FOUCAULT, Michel. O sujeito e o poder. In: RABINOW, P.; DREYFUS, H. Michel Foucault. Uma trajetória filosófica. Rio de Janeiro: Forense Universitária, 1995.
__________. Microfísica do poder. Organização e tradução de Roberto Machado. Rio de Janeiro: Edição Graal, 1997.
__________. Vigiar e punir: o nascimento da prisão; tradução de Raquel Ramalhete. Petrópolis: Vozes, 1987.
__________. Outros Espaços. In: Estética: literatura e pintura, música e cinema. 2ª ed. Rio de Janeiro: Forense Universitária, 2006.
GLISSANT , Edouard.

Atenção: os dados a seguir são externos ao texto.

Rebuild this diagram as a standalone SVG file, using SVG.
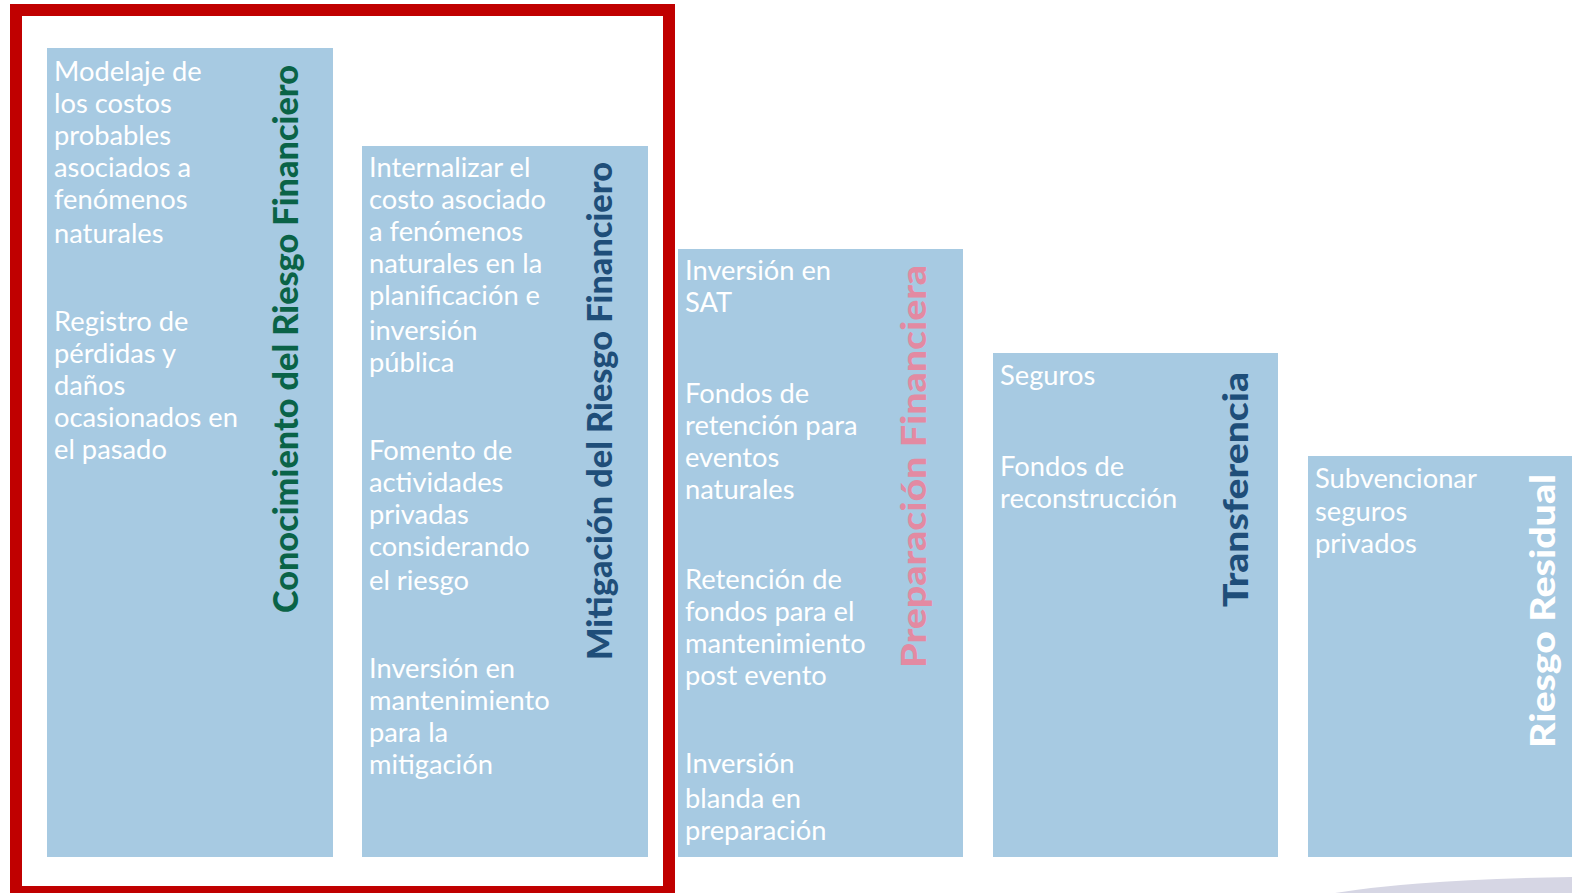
<svg xmlns="http://www.w3.org/2000/svg" width="1572" height="893" viewBox="0 0 1572 893">
<style>
.box{fill:#A7CAE2;}
.body{font-family:Lato,"Liberation Sans",sans-serif;font-size:27.3px;fill:#FFFFFF;}
.title{font-family:Lato,"Liberation Sans",sans-serif;font-size:35px;font-weight:900;}
</style>
<rect x="0" y="0" width="1572" height="893" fill="#FFFFFF"/>
<path d="M1335,893 Q1420,879 1572,877 L1572,893 Z" fill="#D6D6E4"/>
<g id="node-conocimiento">
<rect class="box" x="47" y="48" width="286" height="809"/>
<text class="body"><tspan x="54" y="81">Modelaje de</tspan><tspan x="54" y="113">los costos</tspan><tspan x="54" y="145">probables</tspan><tspan x="54" y="177">asociados a</tspan><tspan x="54" y="209">fenómenos</tspan><tspan x="54" y="243">naturales</tspan><tspan x="54" y="331">Registro de</tspan><tspan x="54" y="363">pérdidas y</tspan><tspan x="54" y="395">daños</tspan><tspan x="54" y="427">ocasionados en</tspan><tspan x="54" y="459">el pasado</tspan></text>
<text class="title" transform="translate(298,613) rotate(-90)" x="0" y="0" fill="#0A6347" textLength="548" lengthAdjust="spacingAndGlyphs">Conocimiento del Riesgo Financiero</text>
</g>
<g id="node-mitigacion">
<rect class="box" x="362" y="146" width="286" height="711"/>
<text class="body"><tspan x="369" y="177">Internalizar el</tspan><tspan x="369" y="209">costo asociado</tspan><tspan x="369" y="241">a fenómenos</tspan><tspan x="369" y="273">naturales en la</tspan><tspan x="369" y="305">planificación e</tspan><tspan x="369" y="340">inversión</tspan><tspan x="369" y="372">pública</tspan><tspan x="369" y="460">Fomento de</tspan><tspan x="369" y="492">actividades</tspan><tspan x="369" y="524">privadas</tspan><tspan x="369" y="556">considerando</tspan><tspan x="369" y="590">el riesgo</tspan><tspan x="369" y="678">Inversión en</tspan><tspan x="369" y="710">mantenimiento</tspan><tspan x="369" y="742">para la</tspan><tspan x="369" y="774">mitigación</tspan></text>
<text class="title" transform="translate(612,660) rotate(-90)" x="0" y="0" fill="#1F4E79" textLength="498" lengthAdjust="spacingAndGlyphs">Mitigación del Riesgo Financiero</text>
</g>
<g id="node-preparacion">
<rect class="box" x="678" y="249" width="285" height="608"/>
<text class="body"><tspan x="685" y="280">Inversión en</tspan><tspan x="685" y="312">SAT</tspan><tspan x="685" y="403">Fondos de</tspan><tspan x="685" y="435">retención para</tspan><tspan x="685" y="467">eventos</tspan><tspan x="685" y="499">naturales</tspan><tspan x="685" y="589">Retención de</tspan><tspan x="685" y="621">fondos para el</tspan><tspan x="685" y="653">mantenimiento</tspan><tspan x="685" y="685">post evento</tspan><tspan x="685" y="773">Inversión</tspan><tspan x="685" y="808">blanda en</tspan><tspan x="685" y="840">preparación</tspan></text>
<text class="title" transform="translate(926,668) rotate(-90)" x="0" y="0" fill="#E38AA2" textLength="403" lengthAdjust="spacingAndGlyphs">Preparación Financiera</text>
</g>
<g id="node-transferencia">
<rect class="box" x="993" y="353" width="285" height="504"/>
<text class="body"><tspan x="1000" y="385">Seguros</tspan><tspan x="1000" y="476">Fondos de</tspan><tspan x="1000" y="508">reconstrucción</tspan></text>
<text class="title" transform="translate(1248,607) rotate(-90)" x="0" y="0" fill="#1F4E79" textLength="235" lengthAdjust="spacingAndGlyphs">Transferencia</text>
</g>
<g id="node-residual">
<rect class="box" x="1308" y="456" width="264" height="401"/>
<text class="body"><tspan x="1315" y="488">Subvencionar</tspan><tspan x="1315" y="521">seguros</tspan><tspan x="1315" y="553">privados</tspan></text>
<text class="title" transform="translate(1555,748) rotate(-90)" x="0" y="0" fill="#FFFFFF" textLength="274" lengthAdjust="spacingAndGlyphs">Riesgo Residual</text>
</g>
<g id="connectors"></g>
<rect id="highlight-frame" x="16" y="10" width="653" height="882" fill="none" stroke="#C00000" stroke-width="12"/>
</svg>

Introdução a uma poética da diversidade. Juiz de Fora: Editora UFJF, 2005.
GONDIM, Neide. A invenção da Amazônia. São Paulo: Marco Zero, 1994.
HALL, Stuart. A identidade cultural na pós-modernidade. Tradução: Tomaz Tadeu da Silva & Guaracira Lopes Louro. 7 ª ed. Rio de Janeiro: DP & A, 2003.
MAGASICH-AIROLA, Jorge e DE BEER, Jean-Marc. América Mágica: quando a Europa da Renascença pensou estar conquistando o Paraíso. Tradução Regina Vasconcellos. São Paulo: Paz e Terra, 2000.
RUBIM, Antonio Canelas. Cultura e Atualidade. Salvador. Ed. UFBA, 2005.
SANTIAGO, Silviano. Por que e para quê viaja o europeu? In: SANTIAGO, Silviano. Nas malhas da letra. São Paulo: Companhia das letras, 1989.
SOUSA SANTOS, B. Pela mão de Alice. O social e o político na pós-modernidade. 7ª ed. São Paulo: Cortez, 2000.